→ Directive: Skip the pictures. Set down, word for word, the lines from the start of the material up to and including the line with "return (H - mb - (yp - OFF)) / ph".

→ Provided data:
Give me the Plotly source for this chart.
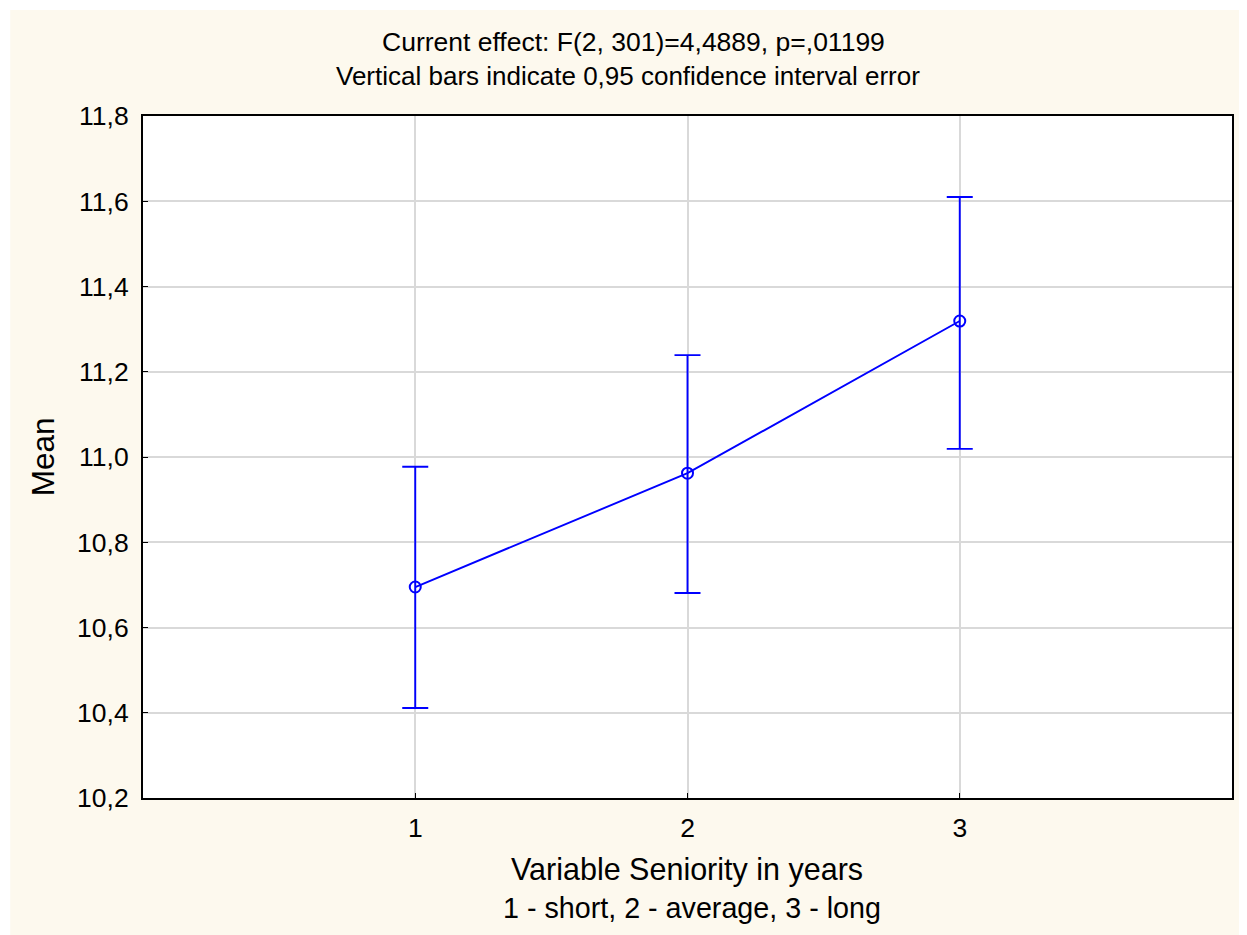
import plotly.graph_objects as go

# Data
groups = [1, 2, 3]
means = [10.695, 10.962, 11.319]
lower = [10.411, 10.681, 11.019]
upper = [10.977, 11.239, 11.610]
y_ticks = [10.2, 10.4, 10.6, 10.8, 11.0, 11.2, 11.4, 11.6, 11.8]
y_tick_labels = ["10,2", "10,4", "10,6", "10,8", "11,0", "11,2", "11,4", "11,6", "11,8"]
x_ticks = [1, 2, 3]
x_tick_labels = ["1", "2", "3"]

title_1 = "Current effect: F(2, 301)=4,4889, p=,01199"
title_2 = "Vertical bars indicate 0,95 confidence interval error"
x_title_1 = "Variable Seniority in years"
x_title_2 = "1 - short, 2 - average, 3 - long"
y_title = "Mean"

err_plus = [u - m for u, m in zip(upper, means)]
err_minus = [m - l for m, l in zip(means, lower)]

FONT = "Liberation Sans, Arial, sans-serif"
BLUE = "#0000FF"
CREAM = "#FDF9EE"

fig = go.Figure()
fig.add_trace(go.Scatter(
    x=groups, y=means, mode="lines+markers",
    line=dict(color=BLUE, width=1.9),
    marker=dict(symbol="circle-open", size=11, color=BLUE, line=dict(width=2, color=BLUE)),
    error_y=dict(type="data", symmetric=False, array=err_plus, arrayminus=err_minus,
                 color=BLUE, thickness=1.9, width=13),
    showlegend=False,
))

OFF = 8  # page body margin
W, H = 1231, 927
ml, mr, mt, mb = 135, 5, 108, 137
pw, ph = W - ml - mr, H - mt - mb

def px(xp):
    return (xp - OFF - ml) / pw

def py(yp):
    return (H - mb - (yp - OFF)) / ph

annotations = [
    dict(text=title_1, x=px(634), y=py(42), xref="paper", yref="paper", showarrow=False,
         xanchor="center", yanchor="middle", font=dict(family=FONT, size=26.5, color="black")),
    dict(text=title_2, x=px(629), y=py(76), xref="paper", yref="paper", showarrow=False,
         xanchor="center", yanchor="middle", font=dict(family=FONT, size=26, color="black")),
    dict(text=x_title_1, x=px(688), y=py(870), xref="paper", yref="paper", showarrow=False,
         xanchor="center", yanchor="middle", font=dict(family=FONT, size=30.5, color="black")),
    dict(text=x_title_2, x=px(693), y=py(908), xref="paper", yref="paper", showarrow=False,
         xanchor="center", yanchor="middle", font=dict(family=FONT, size=28.7, color="black")),
    dict(text=y_title, x=px(43), y=py(457), xref="paper", yref="paper", showarrow=False,
         textangle=-90, xanchor="center", yanchor="middle", font=dict(family=FONT, size=31.5, color="black")),
]

shapes = [
    dict(type="rect", xref="paper", yref="paper", x0=px(0), x1=px(1260), y0=py(10), y1=py(0),
         fillcolor="white", line=dict(width=0), layer="below"),
    dict(type="rect", xref="paper", yref="paper", x0=px(0), x1=px(10), y0=py(950), y1=py(0),
         fillcolor="white", line=dict(width=0), layer="below"),
]

fig.update_layout(
    width=W, height=H,
    margin=dict(l=ml, r=mr, t=mt, b=mb),
    paper_bgcolor=CREAM, plot_bgcolor="white",
    font=dict(family=FONT, color="black"),
    annotations=annotations,
    shapes=shapes,
    xaxis=dict(range=[0, 4], tickvals=x_ticks, ticktext=x_tick_labels,
               showgrid=True, gridcolor="#D9D9D9", gridwidth=1.5,
               showline=True, linecolor="black", linewidth=2, mirror=True,
               ticks="inside", ticklen=5, tickcolor="black",
               ticklabelstandoff=5,
               tickfont=dict(family=FONT, size=26.5, color="black"), zeroline=False),
    yaxis=dict(range=[10.2, 11.8], tickvals=y_ticks, ticktext=y_tick_labels,
               showgrid=True, gridcolor="#D9D9D9", gridwidth=1.5,
               showline=True, linecolor="black", linewidth=2, mirror=True,
               ticks="inside", ticklen=5, tickcolor="black",
               ticklabelstandoff=7,
               tickfont=dict(family=FONT, size=26.5, color="black"), zeroline=False),
)

fig.write_html("out.html")
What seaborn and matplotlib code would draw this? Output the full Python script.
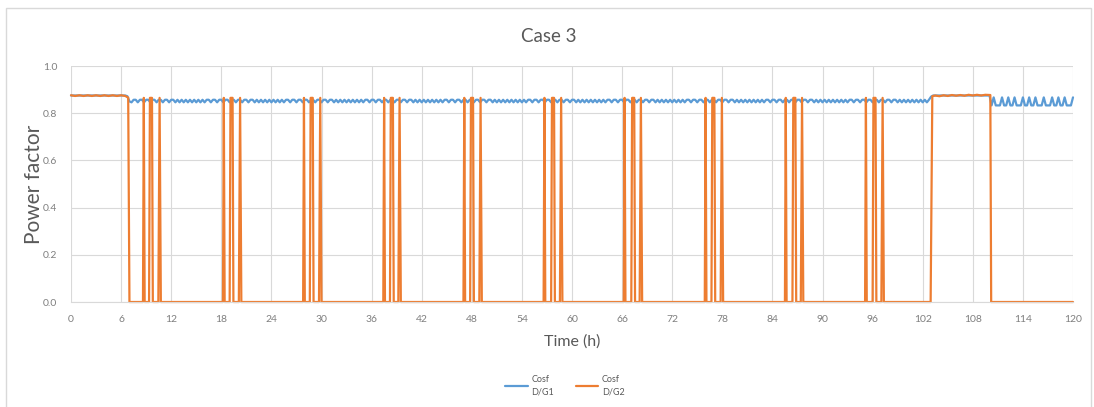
import numpy as np
import pandas as pd
import matplotlib
matplotlib.use("Agg")
import matplotlib.pyplot as plt
from matplotlib.patches import Rectangle
import seaborn as sns

# ---- data -------------------------------------------------------------
# D/G1 power factor, one sample every 15 min (values in thousandths)
g1_step_h = 0.25
g1_pf_milli = [
    # 0 - 6 h
    875, 875, 875, 875, 875, 875, 875, 875, 875, 875, 875, 875, 875, 875, 875, 875, 875, 875, 875, 875, 875, 875, 875, 875,
    # 6 - 12 h
    875, 875, 875, 872, 850, 846, 857, 857, 846, 857, 857, 846, 857, 857, 846, 857, 857, 846, 857, 857, 846, 857, 857, 846,
    # 12 - 18 h
    857, 857, 846, 857, 846, 857, 846, 857, 846, 857, 846, 857, 846, 857, 846, 857, 846, 857, 857, 846, 857, 857, 846, 857,
    # 18 - 24 h
    857, 846, 857, 857, 846, 857, 857, 846, 857, 857, 846, 857, 857, 846, 857, 857, 846, 857, 846, 857, 846, 857, 846, 857,
    # 24 - 30 h
    846, 857, 846, 857, 846, 857, 846, 857, 857, 846, 857, 857, 846, 857, 857, 846, 857, 857, 846, 857, 857, 846, 857, 857,
    # 30 - 36 h
    846, 857, 857, 846, 857, 857, 846, 857, 846, 857, 846, 857, 846, 857, 846, 857, 846, 857, 846, 857, 846, 857, 857, 846,
    # 36 - 42 h
    857, 857, 846, 857, 857, 846, 857, 857, 846, 857, 857, 846, 857, 857, 846, 857, 857, 846, 857, 857, 846, 857, 846, 857,
    # 42 - 48 h
    846, 857, 846, 857, 846, 857, 846, 857, 846, 857, 846, 857, 857, 846, 857, 857, 846, 857, 857, 846, 857, 857, 846, 857,
    # 48 - 54 h
    857, 846, 857, 857, 846, 857, 857, 846, 857, 857, 846, 857, 846, 857, 846, 857, 846, 857, 846, 857, 846, 857, 846, 857,
    # 54 - 60 h
    846, 857, 846, 857, 857, 846, 857, 857, 846, 857, 857, 846, 857, 857, 846, 857, 857, 846, 857, 857, 846, 857, 857, 846,
    # 60 - 66 h
    857, 857, 846, 857, 846, 857, 846, 857, 846, 857, 846, 857, 846, 857, 846, 857, 846, 857, 857, 846, 857, 857, 846, 857,
    # 66 - 72 h
    857, 846, 857, 857, 846, 857, 857, 846, 857, 857, 846, 857, 857, 846, 857, 857, 846, 857, 846, 857, 846, 857, 846, 857,
    # 72 - 78 h
    846, 857, 846, 857, 846, 857, 846, 857, 857, 846, 857, 857, 846, 857, 857, 846, 857, 857, 846, 857, 857, 846, 857, 857,
    # 78 - 84 h
    846, 857, 857, 846, 857, 857, 846, 857, 846, 857, 846, 857, 846, 857, 846, 857, 846, 857, 846, 857, 846, 857, 857, 846,
    # 84 - 90 h
    857, 857, 846, 857, 857, 846, 857, 857, 846, 857, 857, 846, 857, 857, 846, 857, 857, 846, 857, 857, 846, 857, 846, 857,
    # 90 - 96 h
    846, 857, 846, 857, 846, 857, 846, 857, 846, 857, 846, 857, 846, 857, 857, 846, 857, 857, 846, 857, 857, 846, 857, 857,
    # 96 - 102 h
    846, 857, 857, 846, 857, 857, 846, 857, 857, 846, 857, 857, 846, 857, 846, 857, 846, 857, 846, 857, 846, 857, 846, 857,
    # 102 - 108 h
    846, 857, 846, 857, 870, 875, 875, 875, 875, 875, 875, 875, 875, 875, 875, 875, 875, 875, 875, 875, 875, 875, 875, 875,
    # 108 - 114 h
    875, 875, 875, 875, 875, 875, 875, 875, 875, 833, 867, 833, 833, 833, 867, 833, 833, 867, 833, 833, 867, 833, 833, 833,
    # 114 - 120 h
    867, 833, 833, 867, 833, 833, 867, 833, 833, 833, 867, 833, 833, 833, 867, 833, 833, 867, 833, 833, 867, 833, 833, 833,
    867,
]

# D/G2 power factor, line vertices (hour, pf)
g2_hours = [
    0.0, 0.5, 1.0, 1.5, 2.0, 2.5, 3.0, 3.5, 4.0, 4.5, 5.0, 5.5, 6.0, 6.5, 6.85, 7.0,
    8.62, 8.72, 8.82, 9.35, 9.45, 9.70, 9.80, 10.46, 10.61, 10.76,
    18.2, 18.3, 18.4, 19.0, 19.1, 19.35, 19.45, 20.1, 20.25, 20.4,
    27.8, 27.9, 28.0, 28.6, 28.7, 28.95, 29.05, 29.7, 29.85, 30.0,
    37.4, 37.5, 37.6, 38.2, 38.3, 38.55, 38.65, 39.2, 39.35, 39.5,
    47.0, 47.1, 47.2, 47.8, 47.9, 48.15, 48.25, 48.9, 49.05, 49.2,
    56.6, 56.7, 56.8, 57.5, 57.6, 57.85, 57.95, 58.55, 58.7, 58.85,
    66.2, 66.3, 66.4, 67.1, 67.2, 67.45, 67.55, 68.1, 68.25, 68.4,
    75.9, 76.0, 76.1, 76.7, 76.8, 77.05, 77.15, 77.8, 77.95, 78.1,
    85.5, 85.6, 85.7, 86.4, 86.5, 86.75, 86.85, 87.4, 87.55, 87.7,
    95.1, 95.2, 95.3, 96.0, 96.1, 96.35, 96.45, 97.05, 97.2, 97.35,
    102.95, 103.15, 103.5, 104.0, 104.5, 105.0, 105.5, 106.0, 106.5, 107.0, 107.5, 108.0, 108.5, 109.0, 109.5, 110.1, 110.2,
    120.0,
]
g2_pf = [
    0.876, 0.873, 0.876, 0.873, 0.876, 0.873, 0.876, 0.873, 0.876, 0.873, 0.876, 0.873, 0.876, 0.873, 0.866, 0.0,
    0.0, 0.865, 0.0, 0.0, 0.865, 0.865, 0.0, 0.0, 0.865, 0.0,
    0.0, 0.865, 0.0, 0.0, 0.865, 0.865, 0.0, 0.0, 0.865, 0.0,
    0.0, 0.865, 0.0, 0.0, 0.865, 0.865, 0.0, 0.0, 0.865, 0.0,
    0.0, 0.865, 0.0, 0.0, 0.865, 0.865, 0.0, 0.0, 0.865, 0.0,
    0.0, 0.865, 0.0, 0.0, 0.865, 0.865, 0.0, 0.0, 0.865, 0.0,
    0.0, 0.865, 0.0, 0.0, 0.865, 0.865, 0.0, 0.0, 0.865, 0.0,
    0.0, 0.865, 0.0, 0.0, 0.865, 0.865, 0.0, 0.0, 0.865, 0.0,
    0.0, 0.865, 0.0, 0.0, 0.865, 0.865, 0.0, 0.0, 0.865, 0.0,
    0.0, 0.865, 0.0, 0.0, 0.865, 0.865, 0.0, 0.0, 0.865, 0.0,
    0.0, 0.865, 0.0, 0.0, 0.865, 0.865, 0.0, 0.0, 0.865, 0.0,
    0.0, 0.872, 0.875, 0.872, 0.876, 0.873, 0.877, 0.874, 0.877, 0.874, 0.878, 0.875, 0.878, 0.875, 0.878, 0.877, 0.0,
    0.0,
]

series_names = ["Cosf\nD/G1", "Cosf\nD/G2"]
series_colors = ["#5B9BD5", "#ED7D31"]
x_ticks = [0, 6, 12, 18, 24, 30, 36, 42, 48, 54, 60, 66, 72, 78, 84, 90, 96, 102, 108, 114, 120]
y_ticks = [0.0, 0.2, 0.4, 0.6, 0.8, 1.0]

# ---- long table for seaborn -------------------------------------------
g1 = pd.DataFrame({
    "hour": np.arange(len(g1_pf_milli)) * g1_step_h,
    "pf": np.array(g1_pf_milli) / 1000.0,
    "series": series_names[0],
})
g2 = pd.DataFrame({"hour": g2_hours, "pf": g2_pf, "series": series_names[1]})
df = pd.concat([g1, g2], ignore_index=True)

# ---- figure -----------------------------------------------------------
sns.set_theme(style="whitegrid")
plt.rcParams["font.family"] = ["Lato", "DejaVu Sans"]

W, H = 1094, 407
fig = plt.figure(figsize=(W / 100, H / 100), dpi=100)
ax = fig.add_axes([71 / W, 1 - 302 / H, (1073 - 71) / W, (302 - 66) / H])

sns.lineplot(data=df, x="hour", y="pf", hue="series", palette=series_colors,
             estimator=None, sort=False, linewidth=1.6, ax=ax)
for ln in ax.lines:
    ln.set_clip_on(False)

ax.set_xlim(0, 120)
ax.set_ylim(0, 1.0)
ax.set_xticks(x_ticks)
ax.set_xticklabels([str(t) for t in x_ticks])
ax.set_yticks(y_ticks)
ax.set_yticklabels([f"{v:.1f}" for v in y_ticks])
ax.set_xlabel("")
ax.set_ylabel("")
ax.grid(True, color="#d9d9d9", linewidth=0.8)
for side in ["top", "right", "left"]:
    ax.spines[side].set_visible(False)
ax.spines["bottom"].set_color("#d9d9d9")
ax.spines["bottom"].set_linewidth(0.8)
ax.tick_params(axis="both", length=0, labelsize=7.5, labelcolor="#7f7f7f")
ax.tick_params(axis="x", pad=9)
ax.tick_params(axis="y", pad=10)

# Titles
fig.text(549 / W, 1 - 37 / H, "Case 3", ha="center", va="center", fontsize=13.5, color="#595959")
fig.text(34 / W, 1 - 184 / H, "Power factor", ha="center", va="center", rotation=90,
         fontsize=15, color="#595959")
fig.text(572 / W, 1 - 342 / H, "Time (h)", ha="center", va="center", fontsize=11.5, color="#595959")

# Legend at the bottom
leg = ax.get_legend()
handles = leg.legend_handles
labels = [t.get_text() for t in leg.get_texts()]
leg.remove()
for h in handles:
    h.set_linewidth(1.6)
fleg = fig.legend(handles, labels, loc="center", bbox_to_anchor=(565 / W, 1 - 386 / H),
                  ncol=2, frameon=False, fontsize=6.5, handlelength=2.5,
                  handletextpad=0.4, columnspacing=2.4, borderpad=0.2)
for t in fleg.get_texts():
    t.set_color("#595959")
    t.set_linespacing(1.5)

# chart-area border
fig.patches.append(Rectangle((6 / W, -0.02), (1091 - 6) / W, 1.02 - 8 / H, transform=fig.transFigure,
                             fill=False, edgecolor="#d9d9d9", linewidth=1.0))

fig.savefig("out.png", dpi=100)
plt.close(fig)
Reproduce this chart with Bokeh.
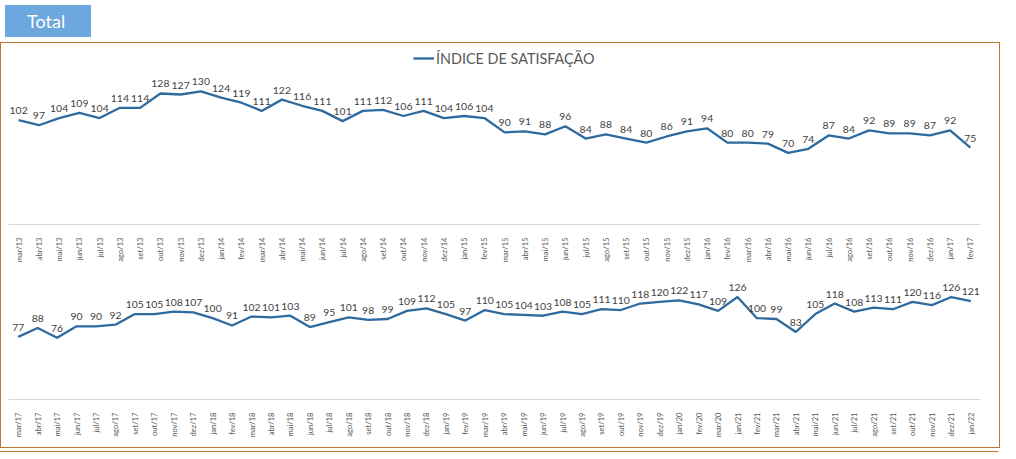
import math
from bokeh.plotting import figure
from bokeh.models import ColumnDataSource, Div, Legend, LegendItem
from bokeh.layouts import column
from bokeh.core.properties import value
from bokeh.embed import file_html
from bokeh.resources import INLINE

months_top = ["mar/13","abr/13","mai/13","jun/13","jul/13","ago/13","set/13","out/13","nov/13","dez/13",
              "jan/14","fev/14","mar/14","abr/14","mai/14","jun/14","jul/14","ago/14","set/14","out/14","nov/14","dez/14",
              "jan/15","fev/15","mar/15","abr/15","mai/15","jun/15","jul/15","ago/15","set/15","out/15","nov/15","dez/15",
              "jan/16","fev/16","mar/16","abr/16","mai/16","jun/16","jul/16","ago/16","set/16","out/16","nov/16","dez/16",
              "jan/17","fev/17"]
values_top = [102, 97, 104, 109, 104, 114, 114, 128, 127, 130,
              124, 119, 111, 122, 116, 111, 101, 111, 112, 106, 111, 104,
              106, 104, 90, 91, 88, 96, 84, 88, 84, 80, 86, 91,
              94, 80, 80, 79, 70, 74, 87, 84, 92, 89, 89, 87,
              92, 75]

months_bottom = ["mar/17","abr/17","mai/17","jun/17","jul/17","ago/17","set/17","out/17","nov/17","dez/17",
                 "jan/18","fev/18","mar/18","abr/18","mai/18","jun/18","jul/18","ago/18","set/18","out/18","nov/18","dez/18",
                 "jan/19","fev/19","mar/19","abr/19","mai/19","jun/19","jul/19","ago/19","set/19","out/19","nov/19","dez/19",
                 "jan/20","fev/20","mar/20",
                 "jan/21","fev/21","mar/21","abr/21","mai/21","jun/21","jul/21","ago/21","set/21","out/21","nov/21","dez/21",
                 "jan/22"]
values_bottom = [77, 88, 76, 90, 90, 92, 105, 105, 108, 107,
                 100, 91, 102, 101, 103, 89, 95, 101, 98, 99, 109, 112,
                 105, 97, 110, 105, 104, 103, 108, 105, 111, 110, 118, 120,
                 122, 117, 109,
                 126, 100, 99, 83, 105, 118, 108, 113, 111, 120, 116, 126,
                 121]

series_name = "ÍNDICE DE SATISFAÇÃO"
tab_title = "Total"

LINE = "#2F6A9F"
FRAME = "#C27730"
FONT = "Lato"
W = 998


def make_panel(cats, vals, height, ymax, mb_left, mb_right, mb_top, mb_bottom, with_legend):
    src = ColumnDataSource(dict(x=cats, y=vals, lbl=[str(v) for v in vals]))
    p = figure(x_range=cats, y_range=(0, ymax), width=W, height=height,
               output_backend="svg", toolbar_location=None,
               min_border_left=mb_left, min_border_right=mb_right,
               min_border_top=mb_top, min_border_bottom=mb_bottom)
    r = p.line("x", "y", source=src, line_color=LINE, line_width=2.3)
    p.text("x", "y", text="lbl", source=src, text_align="center", text_baseline="bottom",
           y_offset=-6, text_font=value(FONT), text_font_size="10.4px", text_color="#404040")
    p.yaxis.visible = False
    p.xgrid.visible = False
    p.ygrid.visible = False
    p.outline_line_color = None
    p.x_range.range_padding = 0
    ax = p.xaxis[0]
    ax.major_label_orientation = math.pi / 2
    ax.major_tick_line_color = None
    ax.minor_tick_line_color = None
    ax.axis_line_color = "#D9D9D9"
    ax.major_label_text_font = FONT
    ax.major_label_text_font_size = "7.6px"
    ax.major_label_text_color = "#595959"
    ax.major_label_standoff = 7
    if with_legend:
        leg = Legend(items=[LegendItem(label=series_name, renderers=[r])],
                     location=(405, 156), orientation="horizontal",
                     label_text_font=FONT, label_text_font_size="14.4px", label_text_color="#595959",
                     glyph_width=21, label_standoff=2, border_line_color=None,
                     background_fill_alpha=0, margin=0, padding=0)
        p.add_layout(leg)
    return p


top = make_panel(months_top, values_top, 229, 170, 7, 3, 7, 48, True)
bottom = make_panel(months_bottom, values_bottom, 174, 150, 7, 19, 5, 47, False)

tab = Div(text=tab_title, width=86, height=32,
          styles={"background-color": "#6CA7DD", "color": "white", "font-size": "18px",
                  "font-family": FONT, "line-height": "32px", "padding-left": "22px",
                  "box-sizing": "border-box"})

bottom_rule = Div(text="", width=W + 2, height=1,
                  styles={"background-color": FRAME, "margin-left": "-1px"})

box = column(top, bottom, bottom_rule, spacing=0, width=W, height=404, sizing_mode="fixed",
             styles={"outline": "1px solid " + FRAME, "margin-left": "1px", "margin-top": "1px"})

page = column(tab, box, spacing=0, width=W + 2, height=440, sizing_mode="fixed")

open("out.html", "w").write(file_html(page, INLINE))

→ Written answer:
Give me the Plotly source for this chart.
import plotly.graph_objects as go

# Data
groups = [1, 2, 3]
means = [10.695, 10.962, 11.319]
lower = [10.411, 10.681, 11.019]
upper = [10.977, 11.239, 11.610]
y_ticks = [10.2, 10.4, 10.6, 10.8, 11.0, 11.2, 11.4, 11.6, 11.8]
y_tick_labels = ["10,2", "10,4", "10,6", "10,8", "11,0", "11,2", "11,4", "11,6", "11,8"]
x_ticks = [1, 2, 3]
x_tick_labels = ["1", "2", "3"]

title_1 = "Current effect: F(2, 301)=4,4889, p=,01199"
title_2 = "Vertical bars indicate 0,95 confidence interval error"
x_title_1 = "Variable Seniority in years"
x_title_2 = "1 - short, 2 - average, 3 - long"
y_title = "Mean"

err_plus = [u - m for u, m in zip(upper, means)]
err_minus = [m - l for m, l in zip(means, lower)]

FONT = "Liberation Sans, Arial, sans-serif"
BLUE = "#0000FF"
CREAM = "#FDF9EE"

fig = go.Figure()
fig.add_trace(go.Scatter(
    x=groups, y=means, mode="lines+markers",
    line=dict(color=BLUE, width=1.9),
    marker=dict(symbol="circle-open", size=11, color=BLUE, line=dict(width=2, color=BLUE)),
    error_y=dict(type="data", symmetric=False, array=err_plus, arrayminus=err_minus,
                 color=BLUE, thickness=1.9, width=13),
    showlegend=False,
))

OFF = 8  # page body margin
W, H = 1231, 927
ml, mr, mt, mb = 135, 5, 108, 137
pw, ph = W - ml - mr, H - mt - mb

def px(xp):
    return (xp - OFF - ml) / pw

def py(yp):
    return (H - mb - (yp - OFF)) / ph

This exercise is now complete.